Les années 1930 sont celles de l’expansion et de la consécration. A l’instigation de la Banque de l’Union Parisienne (BUP), Campenon Bernard reprend en janvier 1930 la société Dufour Constructions Générales au bord du dépôt de bilan et ses deux chantiers difficiles : le barrage  de l’Oued Fodda (1926-1932), en Algérie, arrêté depuis 1929 à la suite d’un incendie, et le tronçon de Rochonvillers de la ligne Maginot (1930-1934), l’un des lots les plus importants de la ligne Maginot.

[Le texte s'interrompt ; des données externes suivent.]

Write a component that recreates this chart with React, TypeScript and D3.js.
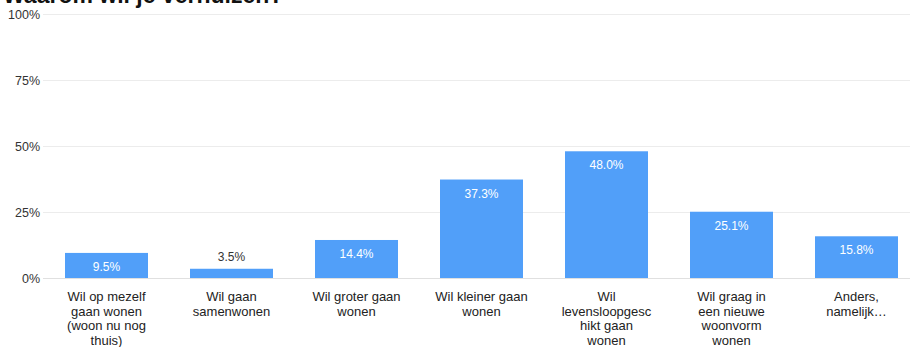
import React from "react";
import * as d3 from "d3";

const title = "Waarom wil je verhuizen?";
const categories = [
  "Wil op mezelf gaan wonen (woon nu nog thuis)",
  "Wil gaan samenwonen",
  "Wil groter gaan wonen",
  "Wil kleiner gaan wonen",
  "Wil levensloopgeschikt gaan wonen",
  "Wil graag in een nieuwe woonvorm wonen",
  "Anders, namelijk...",
];
const tickLabelLines = [
  ["Wil op mezelf", "gaan wonen", "(woon nu nog", "thuis)"],
  ["Wil gaan", "samenwonen"],
  ["Wil groter gaan", "wonen"],
  ["Wil kleiner gaan", "wonen"],
  ["Wil", "levensloopgesc", "hikt gaan", "wonen"],
  ["Wil graag in", "een nieuwe", "woonvorm", "wonen"],
  ["Anders,", "namelijk\u2026"],
];
const values = [9.5, 3.5, 14.4, 37.3, 48.0, 25.1, 15.8];
const yTicks = [0, 25, 50, 75, 100];

const W = 910;
const H = 347;
const margin = { top: 14, bottom: 69, left: 44, right: -9 };
const BAR = "#519ff9";
const FONT = "Arial, 'Liberation Sans', Helvetica, sans-serif";

export default function App() {
  const x = d3
    .scaleBand<string>()
    .domain(categories)
    .range([margin.left, W - margin.right])
    .paddingInner(0.336)
    .paddingOuter(0.168);
  const y = d3.scaleLinear().domain([0, 100]).range([H - margin.bottom, margin.top]);
  const bw = x.bandwidth();

  return (
    <svg
      width={W}
      height={H}
      style={{ position: "absolute", left: 0, top: 0, background: "#fff" }}
      fontFamily={FONT}
    >
      <text x={3} y={3} fontSize={23} fontWeight="bold" fill="#111">
        {title}
      </text>
      {yTicks.map((t) => (
        <g key={t}>
          <line
            x1={43}
            x2={W}
            y1={Math.round(y(t)) + 0.5}
            y2={Math.round(y(t)) + 0.5}
            stroke={t === 0 ? "#e0e0e0" : "#ececec"}
            strokeWidth={1}
          />
          <text
            x={40}
            y={y(t) + 4.5}
            textAnchor="end"
            fontSize={12.5}
            fill="#333"
          >
            {t}%
          </text>
        </g>
      ))}
      {categories.map((c, i) => {
        const v = values[i];
        const x0 = x(c)!;
        const top = y(v);
        const h = y(0) - top;
        const inside = h > 20;
        return (
          <g key={c}>
            <rect x={x0} y={top} width={bw} height={h} fill={BAR} />
            <text
              x={x0 + bw / 2}
              y={inside ? top + 18 : top - 8}
              textAnchor="middle"
              fontSize={12}
              fill={inside ? "#fff" : "#333"}
            >
              {v.toFixed(1)}%
            </text>
            <text textAnchor="middle" fontSize={13} fill="#222">
              {tickLabelLines[i].map((ln, j) => (
                <tspan key={j} x={x0 + bw / 2} y={y(0) + 23 + j * 14.5}>
                  {ln}
                </tspan>
              ))}
            </text>
          </g>
        );
      })}
    </svg>
  );
}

En parallèle, le sauvetage de la gare maritime du Havre en 1934-35 par Eugène Freyssinet, qui y applique pour la première fois la précontrainte sur un ouvrage, attire l’attention d’Edmé Campenon. Le premier contrat de collaboration est signé en 1935. Les deux hommes enchaînent les chantiers : 44 km de conduite forcée au barrage de l’Oued Fodda, la surélévation du barrage Beni Badhel, les grands caissons des quais du port de Brest, même si l’accord définitif permettant à l’entreprise Campenon Bernard d’exploiter les procédés d’Eugène Freyssinet n’est signé qu’en 1940. Convaincu de l’universalité des applications de la précontrainte, Edmé Campenon décide de créer une structure spéciale pilotant le développement du procédé suivant les brevets de Freyssinet ; c’est ainsi que la Société Technique pour l’Utilisation de la Précontrainte (STUP) naît en 1943.

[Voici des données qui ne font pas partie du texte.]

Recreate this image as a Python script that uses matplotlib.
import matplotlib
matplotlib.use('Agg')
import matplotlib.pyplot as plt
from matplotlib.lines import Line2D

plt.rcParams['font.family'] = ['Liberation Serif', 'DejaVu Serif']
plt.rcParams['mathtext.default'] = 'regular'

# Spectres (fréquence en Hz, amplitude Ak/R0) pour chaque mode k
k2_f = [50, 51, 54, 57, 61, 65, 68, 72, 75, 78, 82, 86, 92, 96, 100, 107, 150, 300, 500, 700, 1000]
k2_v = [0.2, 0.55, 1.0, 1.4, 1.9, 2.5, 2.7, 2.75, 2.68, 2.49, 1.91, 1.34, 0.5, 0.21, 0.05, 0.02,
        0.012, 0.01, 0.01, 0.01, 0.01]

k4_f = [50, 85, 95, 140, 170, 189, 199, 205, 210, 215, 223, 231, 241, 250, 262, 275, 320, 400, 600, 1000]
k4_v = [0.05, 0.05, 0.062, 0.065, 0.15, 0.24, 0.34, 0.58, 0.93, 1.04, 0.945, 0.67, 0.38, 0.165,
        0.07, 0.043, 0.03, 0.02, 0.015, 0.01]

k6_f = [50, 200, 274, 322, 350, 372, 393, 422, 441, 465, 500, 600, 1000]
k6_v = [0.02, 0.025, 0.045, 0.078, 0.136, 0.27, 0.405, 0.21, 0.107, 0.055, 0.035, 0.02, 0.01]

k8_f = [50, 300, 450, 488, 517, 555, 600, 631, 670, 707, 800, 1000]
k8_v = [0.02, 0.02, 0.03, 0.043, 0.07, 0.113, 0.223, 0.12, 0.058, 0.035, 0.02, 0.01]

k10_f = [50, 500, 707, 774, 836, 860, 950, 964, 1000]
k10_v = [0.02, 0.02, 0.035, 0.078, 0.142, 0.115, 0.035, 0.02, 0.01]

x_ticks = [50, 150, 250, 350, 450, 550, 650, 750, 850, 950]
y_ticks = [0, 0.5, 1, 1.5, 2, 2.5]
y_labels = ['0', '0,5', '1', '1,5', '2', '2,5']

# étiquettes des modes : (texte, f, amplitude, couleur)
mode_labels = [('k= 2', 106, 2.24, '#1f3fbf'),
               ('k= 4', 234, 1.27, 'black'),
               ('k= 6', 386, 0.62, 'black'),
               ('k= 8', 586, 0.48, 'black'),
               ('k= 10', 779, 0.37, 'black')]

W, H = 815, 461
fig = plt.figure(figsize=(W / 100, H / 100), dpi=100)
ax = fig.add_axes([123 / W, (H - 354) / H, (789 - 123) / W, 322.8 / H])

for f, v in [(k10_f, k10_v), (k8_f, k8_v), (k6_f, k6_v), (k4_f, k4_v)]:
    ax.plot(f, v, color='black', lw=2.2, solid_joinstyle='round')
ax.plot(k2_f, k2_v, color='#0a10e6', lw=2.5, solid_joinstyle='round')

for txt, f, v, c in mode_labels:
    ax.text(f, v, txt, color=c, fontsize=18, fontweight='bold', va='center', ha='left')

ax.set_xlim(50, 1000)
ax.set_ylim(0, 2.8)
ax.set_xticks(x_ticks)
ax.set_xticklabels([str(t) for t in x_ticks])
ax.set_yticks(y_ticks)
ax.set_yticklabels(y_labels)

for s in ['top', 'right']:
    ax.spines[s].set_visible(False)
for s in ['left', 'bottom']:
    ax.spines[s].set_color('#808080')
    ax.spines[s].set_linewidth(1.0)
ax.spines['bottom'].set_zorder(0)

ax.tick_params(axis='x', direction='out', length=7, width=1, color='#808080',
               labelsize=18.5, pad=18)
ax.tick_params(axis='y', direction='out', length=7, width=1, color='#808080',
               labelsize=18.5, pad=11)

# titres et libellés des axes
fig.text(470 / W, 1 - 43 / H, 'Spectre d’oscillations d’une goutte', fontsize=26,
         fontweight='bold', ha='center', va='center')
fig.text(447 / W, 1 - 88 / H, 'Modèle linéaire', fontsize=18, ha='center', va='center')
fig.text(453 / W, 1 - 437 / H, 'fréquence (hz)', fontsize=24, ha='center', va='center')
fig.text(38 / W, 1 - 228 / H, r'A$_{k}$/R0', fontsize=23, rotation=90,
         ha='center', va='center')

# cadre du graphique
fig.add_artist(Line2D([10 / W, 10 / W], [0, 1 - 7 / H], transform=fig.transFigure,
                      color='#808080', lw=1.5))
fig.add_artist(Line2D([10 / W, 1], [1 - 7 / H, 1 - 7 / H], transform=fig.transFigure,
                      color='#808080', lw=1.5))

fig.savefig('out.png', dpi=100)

Si Edmé Campenon est membre du Conseil d’administration du Syndicat des Entrepreneurs de Travaux Publics de France depuis 1931, il en devient le vice-président entre 1942 et 1945. Pendant la guerre, l’entreprise Campenon Bernard continue son activité en Algérie et effectue en France des travaux de reconstruction et de déblaiement. Elle participe à des travaux pour le compte de l’armée allemande, qui vont représenter jusqu’à la moitié de son chiffre d’affaires en 1943, mais ce dernier est réduit du tiers par rapport à la période d’avant-guerre.

Après la guerre, Edmé Campenon va entreprendre la transformation de ECB en un groupe diversifié dans les domaines du génie civil et de la promotion immobilière. Pour cela il va s’appuyer avec l’aide de François Sarda sur une équipe d’ingénieurs de qualité : Marcel Lalande, Robert Pigeot, Pierre Lebelle, Jean Chaudesaigues, Jean Muller, … L’après-guerre voit la multiplication de chantiers de grands ouvrages d’art en France et à l’étranger pour Campenon Bernard et la STUP : les ponts en béton précontraint sur la Marne (1946-1949), le barrage de Ben-Métir en Tunisie (1947-1954), les trois viaducs de Caracas (1950-1953), les quais de Saïgon et La Plata (maintenant quai Hermann du Pasquier) au port du Havre (1949-1952), les centrales hydroélectriques de Vogelgrün et de Rhinau sur le Rhin, la basilique souterraine de Lourdes (1956-1958), le pont de Choisy-le-Roi (1962-1964), les réservoirs à eau d’Orléans, le viaduc d’accès au pont de Tancarville (1956-1958), les premières pistes précontraintes et les ponts de traversée routière d’Orly, …

Côté international, en 1946, l’entreprise coopère avec la Copanhia Nacional de Construçaos Civil et Hidraulicas pour la réalisation du Port du Galion au Brésil, qui débouche en 1950 à la création de la société « Empresas Campenon Bernard Estudos e Obras » qui édifie notamment le pont de Joazeiro (1950-53). Deux ans plus tard, une autre filiale voit le jour : Empresas Campenon Bernard de Colombia. En Afrique du Nord, plusieurs chantiers ont été livrés en Algérie, au Maroc et en Tunisie.

En 1958, Edmé Campenon abandonne ses fonctions de président-directeur général de l’entreprise. Il disparaît le 16 août 1962 à Neuilly-sur-Seine, deux mois après la mort d’Eugène Freyssinet.